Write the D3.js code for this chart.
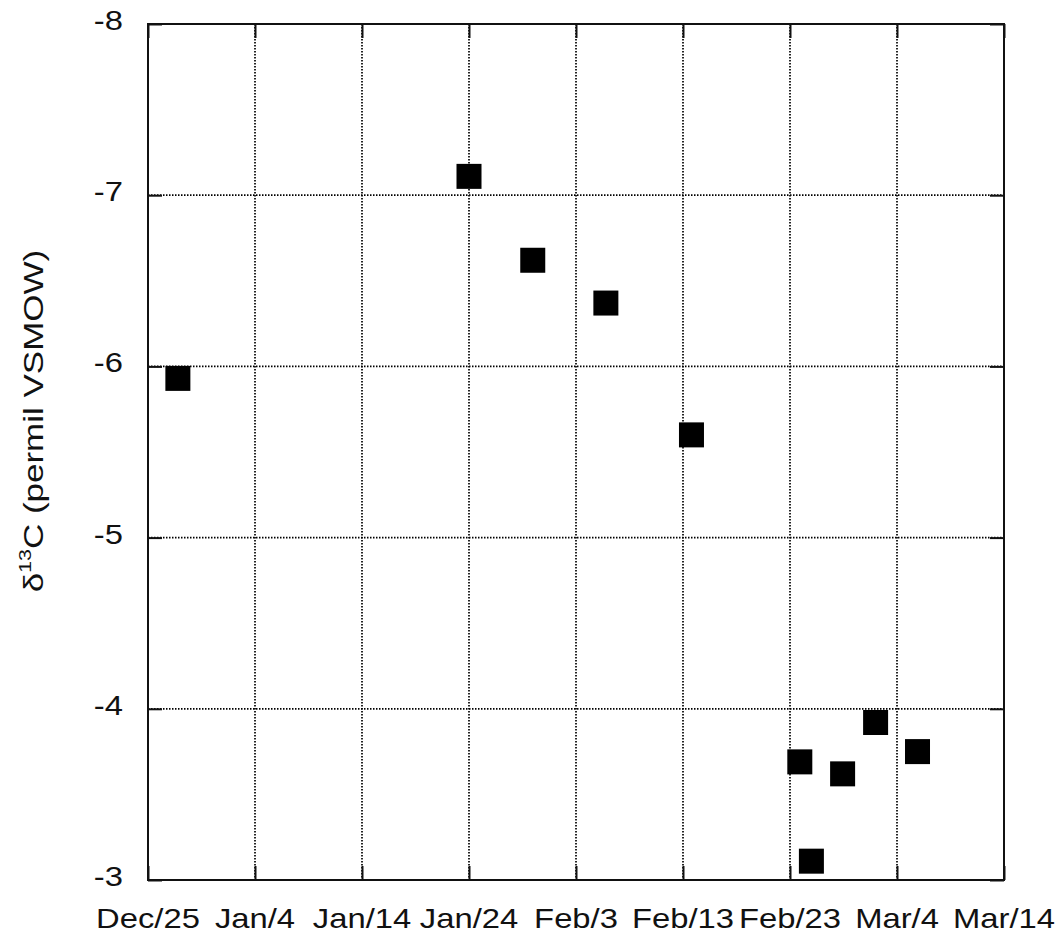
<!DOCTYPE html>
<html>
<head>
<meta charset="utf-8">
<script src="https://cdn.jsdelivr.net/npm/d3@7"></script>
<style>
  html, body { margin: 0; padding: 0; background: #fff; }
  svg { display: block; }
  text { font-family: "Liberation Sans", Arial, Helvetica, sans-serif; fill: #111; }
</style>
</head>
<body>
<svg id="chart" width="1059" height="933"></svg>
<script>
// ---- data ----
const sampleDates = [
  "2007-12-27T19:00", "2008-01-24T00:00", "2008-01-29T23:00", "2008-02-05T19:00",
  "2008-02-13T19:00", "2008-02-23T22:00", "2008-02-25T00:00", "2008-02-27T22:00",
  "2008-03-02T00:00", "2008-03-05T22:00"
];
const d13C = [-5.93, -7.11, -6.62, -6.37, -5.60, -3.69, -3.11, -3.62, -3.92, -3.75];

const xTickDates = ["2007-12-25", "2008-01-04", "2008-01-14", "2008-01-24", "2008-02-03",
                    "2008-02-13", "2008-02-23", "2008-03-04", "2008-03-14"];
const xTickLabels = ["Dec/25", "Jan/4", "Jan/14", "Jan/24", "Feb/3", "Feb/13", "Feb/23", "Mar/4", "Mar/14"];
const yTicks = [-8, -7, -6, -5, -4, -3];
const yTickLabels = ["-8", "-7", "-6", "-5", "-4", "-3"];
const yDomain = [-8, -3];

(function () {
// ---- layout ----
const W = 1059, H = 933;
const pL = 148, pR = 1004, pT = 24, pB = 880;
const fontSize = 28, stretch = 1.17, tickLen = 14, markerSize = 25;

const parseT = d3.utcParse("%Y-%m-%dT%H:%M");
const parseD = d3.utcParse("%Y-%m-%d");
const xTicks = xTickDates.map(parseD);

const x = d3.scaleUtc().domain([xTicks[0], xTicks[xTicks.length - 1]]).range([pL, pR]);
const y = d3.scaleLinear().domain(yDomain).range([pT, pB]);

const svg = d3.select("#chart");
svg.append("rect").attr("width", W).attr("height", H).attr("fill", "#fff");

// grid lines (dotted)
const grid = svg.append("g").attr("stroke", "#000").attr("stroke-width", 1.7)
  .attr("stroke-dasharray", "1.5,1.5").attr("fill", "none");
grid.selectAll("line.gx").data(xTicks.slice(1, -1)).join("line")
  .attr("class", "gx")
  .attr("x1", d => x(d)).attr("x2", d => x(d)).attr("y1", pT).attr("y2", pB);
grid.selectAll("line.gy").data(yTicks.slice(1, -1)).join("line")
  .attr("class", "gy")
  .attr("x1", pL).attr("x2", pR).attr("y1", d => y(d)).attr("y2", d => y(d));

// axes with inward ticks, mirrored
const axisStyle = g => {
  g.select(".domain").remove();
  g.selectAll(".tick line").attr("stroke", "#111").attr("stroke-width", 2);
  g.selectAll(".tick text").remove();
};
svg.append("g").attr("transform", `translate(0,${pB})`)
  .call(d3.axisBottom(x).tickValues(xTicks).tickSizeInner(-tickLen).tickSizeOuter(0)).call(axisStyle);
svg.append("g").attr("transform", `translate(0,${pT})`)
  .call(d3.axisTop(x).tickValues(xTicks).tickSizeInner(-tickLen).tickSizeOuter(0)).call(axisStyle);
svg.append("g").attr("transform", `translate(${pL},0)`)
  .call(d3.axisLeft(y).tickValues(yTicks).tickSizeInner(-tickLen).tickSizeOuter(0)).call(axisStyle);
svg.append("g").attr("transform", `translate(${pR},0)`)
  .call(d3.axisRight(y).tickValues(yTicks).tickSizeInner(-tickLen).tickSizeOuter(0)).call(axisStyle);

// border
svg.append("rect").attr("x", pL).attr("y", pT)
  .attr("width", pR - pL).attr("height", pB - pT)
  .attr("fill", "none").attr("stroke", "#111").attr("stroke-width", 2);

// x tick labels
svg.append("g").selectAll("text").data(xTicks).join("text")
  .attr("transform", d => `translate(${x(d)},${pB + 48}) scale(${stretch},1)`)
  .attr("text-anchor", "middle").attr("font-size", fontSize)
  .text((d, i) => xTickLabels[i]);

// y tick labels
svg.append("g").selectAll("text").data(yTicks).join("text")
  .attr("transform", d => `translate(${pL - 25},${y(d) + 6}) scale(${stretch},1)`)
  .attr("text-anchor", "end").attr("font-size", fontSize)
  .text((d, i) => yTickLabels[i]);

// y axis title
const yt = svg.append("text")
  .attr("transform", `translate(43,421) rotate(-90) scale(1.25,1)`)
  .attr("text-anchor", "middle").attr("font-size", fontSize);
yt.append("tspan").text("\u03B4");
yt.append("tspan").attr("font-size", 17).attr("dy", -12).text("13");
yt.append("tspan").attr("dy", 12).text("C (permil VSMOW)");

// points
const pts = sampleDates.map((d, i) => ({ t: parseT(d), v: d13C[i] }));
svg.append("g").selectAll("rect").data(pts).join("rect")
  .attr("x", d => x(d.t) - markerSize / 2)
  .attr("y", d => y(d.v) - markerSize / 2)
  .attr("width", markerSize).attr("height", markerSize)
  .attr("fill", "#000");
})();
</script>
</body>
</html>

----

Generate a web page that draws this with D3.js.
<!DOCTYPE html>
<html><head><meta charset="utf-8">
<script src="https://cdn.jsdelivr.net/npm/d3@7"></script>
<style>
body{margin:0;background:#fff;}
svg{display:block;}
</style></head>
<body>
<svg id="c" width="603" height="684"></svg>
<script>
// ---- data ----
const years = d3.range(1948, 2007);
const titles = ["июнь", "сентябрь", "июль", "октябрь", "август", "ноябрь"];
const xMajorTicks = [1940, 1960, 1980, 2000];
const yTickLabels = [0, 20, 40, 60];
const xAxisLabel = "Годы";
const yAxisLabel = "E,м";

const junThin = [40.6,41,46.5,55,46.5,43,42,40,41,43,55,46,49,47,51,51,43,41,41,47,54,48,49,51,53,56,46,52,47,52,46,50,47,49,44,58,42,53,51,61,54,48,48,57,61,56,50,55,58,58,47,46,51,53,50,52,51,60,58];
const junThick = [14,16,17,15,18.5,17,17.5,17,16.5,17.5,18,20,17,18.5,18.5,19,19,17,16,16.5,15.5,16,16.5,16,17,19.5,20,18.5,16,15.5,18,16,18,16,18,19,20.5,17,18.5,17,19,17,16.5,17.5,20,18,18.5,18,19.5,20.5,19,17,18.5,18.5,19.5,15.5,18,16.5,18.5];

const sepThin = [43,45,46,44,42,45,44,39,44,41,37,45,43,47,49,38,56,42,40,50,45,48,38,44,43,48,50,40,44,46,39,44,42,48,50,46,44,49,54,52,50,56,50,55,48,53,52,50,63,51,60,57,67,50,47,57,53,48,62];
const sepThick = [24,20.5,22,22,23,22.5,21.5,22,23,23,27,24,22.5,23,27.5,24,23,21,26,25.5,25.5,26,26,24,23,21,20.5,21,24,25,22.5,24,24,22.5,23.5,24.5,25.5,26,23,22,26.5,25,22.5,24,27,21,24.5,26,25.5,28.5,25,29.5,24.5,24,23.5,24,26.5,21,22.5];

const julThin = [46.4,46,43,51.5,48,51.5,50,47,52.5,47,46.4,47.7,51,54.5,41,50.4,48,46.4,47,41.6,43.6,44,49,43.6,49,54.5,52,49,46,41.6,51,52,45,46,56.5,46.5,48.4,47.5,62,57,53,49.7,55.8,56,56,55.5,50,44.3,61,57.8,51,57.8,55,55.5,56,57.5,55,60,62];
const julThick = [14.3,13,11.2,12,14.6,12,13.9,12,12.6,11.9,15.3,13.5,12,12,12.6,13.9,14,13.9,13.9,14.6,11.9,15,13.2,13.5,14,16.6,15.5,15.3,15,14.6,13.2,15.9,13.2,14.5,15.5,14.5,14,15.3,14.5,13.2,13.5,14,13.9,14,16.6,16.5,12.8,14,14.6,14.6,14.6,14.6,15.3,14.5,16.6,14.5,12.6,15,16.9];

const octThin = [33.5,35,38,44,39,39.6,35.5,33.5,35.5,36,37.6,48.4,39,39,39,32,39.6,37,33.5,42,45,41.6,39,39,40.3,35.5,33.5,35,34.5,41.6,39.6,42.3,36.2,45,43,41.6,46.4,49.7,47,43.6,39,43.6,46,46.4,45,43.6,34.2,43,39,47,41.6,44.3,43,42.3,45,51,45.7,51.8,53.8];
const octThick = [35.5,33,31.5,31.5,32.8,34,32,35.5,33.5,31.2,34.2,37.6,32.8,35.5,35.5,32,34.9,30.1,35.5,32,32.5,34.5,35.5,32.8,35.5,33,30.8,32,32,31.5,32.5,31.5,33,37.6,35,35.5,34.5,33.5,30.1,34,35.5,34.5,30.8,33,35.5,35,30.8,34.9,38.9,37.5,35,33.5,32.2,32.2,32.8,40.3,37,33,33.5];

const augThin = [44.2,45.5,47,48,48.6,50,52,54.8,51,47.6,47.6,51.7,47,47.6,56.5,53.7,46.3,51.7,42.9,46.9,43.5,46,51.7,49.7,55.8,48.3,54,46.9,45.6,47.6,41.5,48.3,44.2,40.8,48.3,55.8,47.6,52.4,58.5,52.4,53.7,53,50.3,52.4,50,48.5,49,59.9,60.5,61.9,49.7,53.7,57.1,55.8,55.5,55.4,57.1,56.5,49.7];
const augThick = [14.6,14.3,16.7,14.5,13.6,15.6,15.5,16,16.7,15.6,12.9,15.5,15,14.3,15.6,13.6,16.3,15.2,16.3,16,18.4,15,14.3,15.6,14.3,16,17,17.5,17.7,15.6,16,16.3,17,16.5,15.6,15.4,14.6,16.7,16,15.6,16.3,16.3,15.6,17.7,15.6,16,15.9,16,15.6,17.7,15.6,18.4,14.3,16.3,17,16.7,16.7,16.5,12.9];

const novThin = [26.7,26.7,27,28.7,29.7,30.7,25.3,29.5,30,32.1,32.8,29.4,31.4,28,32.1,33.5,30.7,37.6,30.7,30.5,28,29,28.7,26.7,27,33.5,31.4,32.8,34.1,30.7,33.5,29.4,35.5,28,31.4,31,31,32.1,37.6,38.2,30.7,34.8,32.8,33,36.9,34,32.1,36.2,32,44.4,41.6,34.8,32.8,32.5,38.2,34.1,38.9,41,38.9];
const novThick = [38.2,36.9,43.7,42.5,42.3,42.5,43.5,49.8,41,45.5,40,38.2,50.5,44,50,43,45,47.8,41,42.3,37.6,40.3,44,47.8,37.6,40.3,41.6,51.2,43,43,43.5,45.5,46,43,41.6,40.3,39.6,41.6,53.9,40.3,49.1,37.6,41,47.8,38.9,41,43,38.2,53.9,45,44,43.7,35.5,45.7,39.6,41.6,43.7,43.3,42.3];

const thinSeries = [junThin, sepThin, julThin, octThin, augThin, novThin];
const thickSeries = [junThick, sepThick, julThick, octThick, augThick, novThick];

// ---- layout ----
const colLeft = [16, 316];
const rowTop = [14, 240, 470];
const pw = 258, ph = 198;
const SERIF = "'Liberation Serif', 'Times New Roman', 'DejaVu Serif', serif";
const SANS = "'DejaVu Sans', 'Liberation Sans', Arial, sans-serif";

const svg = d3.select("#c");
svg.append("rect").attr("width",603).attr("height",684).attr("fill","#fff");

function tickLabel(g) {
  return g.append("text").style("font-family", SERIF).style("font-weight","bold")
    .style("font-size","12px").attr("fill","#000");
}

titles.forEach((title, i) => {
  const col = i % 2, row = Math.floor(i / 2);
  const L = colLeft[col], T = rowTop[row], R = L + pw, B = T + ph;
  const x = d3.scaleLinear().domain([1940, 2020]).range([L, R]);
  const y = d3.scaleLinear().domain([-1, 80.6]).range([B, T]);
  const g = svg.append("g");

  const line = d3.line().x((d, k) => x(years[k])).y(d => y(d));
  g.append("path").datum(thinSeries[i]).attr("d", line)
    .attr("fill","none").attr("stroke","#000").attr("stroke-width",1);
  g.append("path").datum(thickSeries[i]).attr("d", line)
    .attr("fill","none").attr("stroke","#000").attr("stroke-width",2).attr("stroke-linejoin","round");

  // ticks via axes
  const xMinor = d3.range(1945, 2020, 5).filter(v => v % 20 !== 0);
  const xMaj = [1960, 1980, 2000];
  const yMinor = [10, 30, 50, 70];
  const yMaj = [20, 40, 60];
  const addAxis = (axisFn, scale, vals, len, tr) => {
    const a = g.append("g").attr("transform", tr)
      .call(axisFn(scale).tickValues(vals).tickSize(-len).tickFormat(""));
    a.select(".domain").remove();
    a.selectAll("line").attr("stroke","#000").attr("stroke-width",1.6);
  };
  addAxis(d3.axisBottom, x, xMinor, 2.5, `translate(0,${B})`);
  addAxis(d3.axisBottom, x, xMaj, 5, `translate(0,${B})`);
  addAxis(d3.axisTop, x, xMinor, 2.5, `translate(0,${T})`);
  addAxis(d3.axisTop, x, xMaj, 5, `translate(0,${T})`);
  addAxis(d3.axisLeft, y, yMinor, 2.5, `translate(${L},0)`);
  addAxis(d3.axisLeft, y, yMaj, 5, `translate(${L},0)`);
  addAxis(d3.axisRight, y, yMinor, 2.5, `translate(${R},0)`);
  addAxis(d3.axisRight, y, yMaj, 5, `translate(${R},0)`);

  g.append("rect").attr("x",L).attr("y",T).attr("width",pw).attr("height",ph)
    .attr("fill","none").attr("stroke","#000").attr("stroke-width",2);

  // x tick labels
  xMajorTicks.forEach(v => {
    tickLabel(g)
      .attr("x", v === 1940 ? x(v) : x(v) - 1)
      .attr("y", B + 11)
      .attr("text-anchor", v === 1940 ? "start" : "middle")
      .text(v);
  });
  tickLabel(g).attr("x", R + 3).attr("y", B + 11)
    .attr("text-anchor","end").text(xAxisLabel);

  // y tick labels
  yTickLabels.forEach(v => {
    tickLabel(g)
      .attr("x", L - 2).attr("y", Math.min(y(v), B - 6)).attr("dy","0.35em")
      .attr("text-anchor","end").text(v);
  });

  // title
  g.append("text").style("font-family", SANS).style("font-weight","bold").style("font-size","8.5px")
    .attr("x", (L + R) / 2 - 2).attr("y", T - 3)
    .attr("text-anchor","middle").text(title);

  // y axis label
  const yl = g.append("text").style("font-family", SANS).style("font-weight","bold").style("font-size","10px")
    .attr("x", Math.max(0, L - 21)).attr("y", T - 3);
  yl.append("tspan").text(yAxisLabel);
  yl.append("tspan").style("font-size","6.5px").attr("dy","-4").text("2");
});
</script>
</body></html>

----

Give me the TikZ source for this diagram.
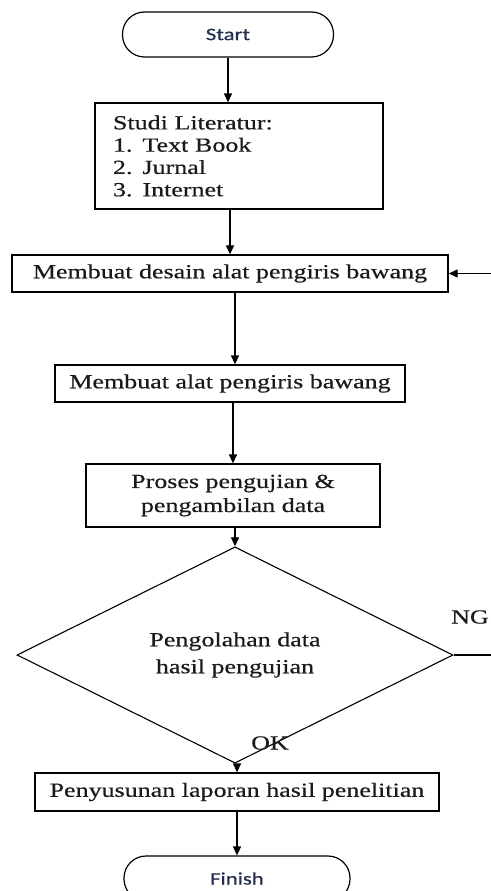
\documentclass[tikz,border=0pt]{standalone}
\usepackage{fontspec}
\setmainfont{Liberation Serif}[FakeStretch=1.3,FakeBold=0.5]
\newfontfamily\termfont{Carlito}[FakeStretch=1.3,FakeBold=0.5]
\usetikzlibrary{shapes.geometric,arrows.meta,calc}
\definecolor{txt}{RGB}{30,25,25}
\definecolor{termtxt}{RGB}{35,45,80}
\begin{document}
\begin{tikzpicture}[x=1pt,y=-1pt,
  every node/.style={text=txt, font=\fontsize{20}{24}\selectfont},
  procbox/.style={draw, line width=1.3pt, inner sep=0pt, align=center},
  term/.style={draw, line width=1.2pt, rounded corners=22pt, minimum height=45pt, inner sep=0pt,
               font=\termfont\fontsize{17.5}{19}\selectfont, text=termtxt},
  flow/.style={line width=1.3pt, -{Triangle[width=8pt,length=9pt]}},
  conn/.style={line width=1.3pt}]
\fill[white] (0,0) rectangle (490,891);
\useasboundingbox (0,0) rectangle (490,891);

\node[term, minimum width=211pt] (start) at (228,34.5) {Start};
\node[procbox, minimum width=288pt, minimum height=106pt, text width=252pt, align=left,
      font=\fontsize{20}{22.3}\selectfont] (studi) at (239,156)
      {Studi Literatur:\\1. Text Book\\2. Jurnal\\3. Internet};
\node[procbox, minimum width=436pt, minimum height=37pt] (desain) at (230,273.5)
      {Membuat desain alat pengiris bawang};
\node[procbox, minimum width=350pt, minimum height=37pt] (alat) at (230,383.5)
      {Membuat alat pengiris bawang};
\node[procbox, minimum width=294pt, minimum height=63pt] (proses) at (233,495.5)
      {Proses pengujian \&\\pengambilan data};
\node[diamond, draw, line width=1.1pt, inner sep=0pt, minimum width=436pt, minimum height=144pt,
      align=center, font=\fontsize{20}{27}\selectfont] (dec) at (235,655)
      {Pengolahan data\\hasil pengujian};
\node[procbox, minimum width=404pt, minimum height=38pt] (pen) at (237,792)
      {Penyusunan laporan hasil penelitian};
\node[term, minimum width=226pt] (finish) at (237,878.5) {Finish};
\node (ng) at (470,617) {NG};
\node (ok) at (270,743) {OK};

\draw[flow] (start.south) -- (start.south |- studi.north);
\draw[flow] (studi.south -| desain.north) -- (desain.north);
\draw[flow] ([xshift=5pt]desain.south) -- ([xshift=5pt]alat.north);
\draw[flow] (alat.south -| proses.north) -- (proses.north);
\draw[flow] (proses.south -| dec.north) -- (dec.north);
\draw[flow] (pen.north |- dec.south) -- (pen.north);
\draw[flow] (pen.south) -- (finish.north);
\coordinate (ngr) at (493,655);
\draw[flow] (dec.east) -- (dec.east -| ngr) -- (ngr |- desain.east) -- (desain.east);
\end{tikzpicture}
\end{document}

----

Give the number of lines in the records that contain the string "chart", with no other output.

3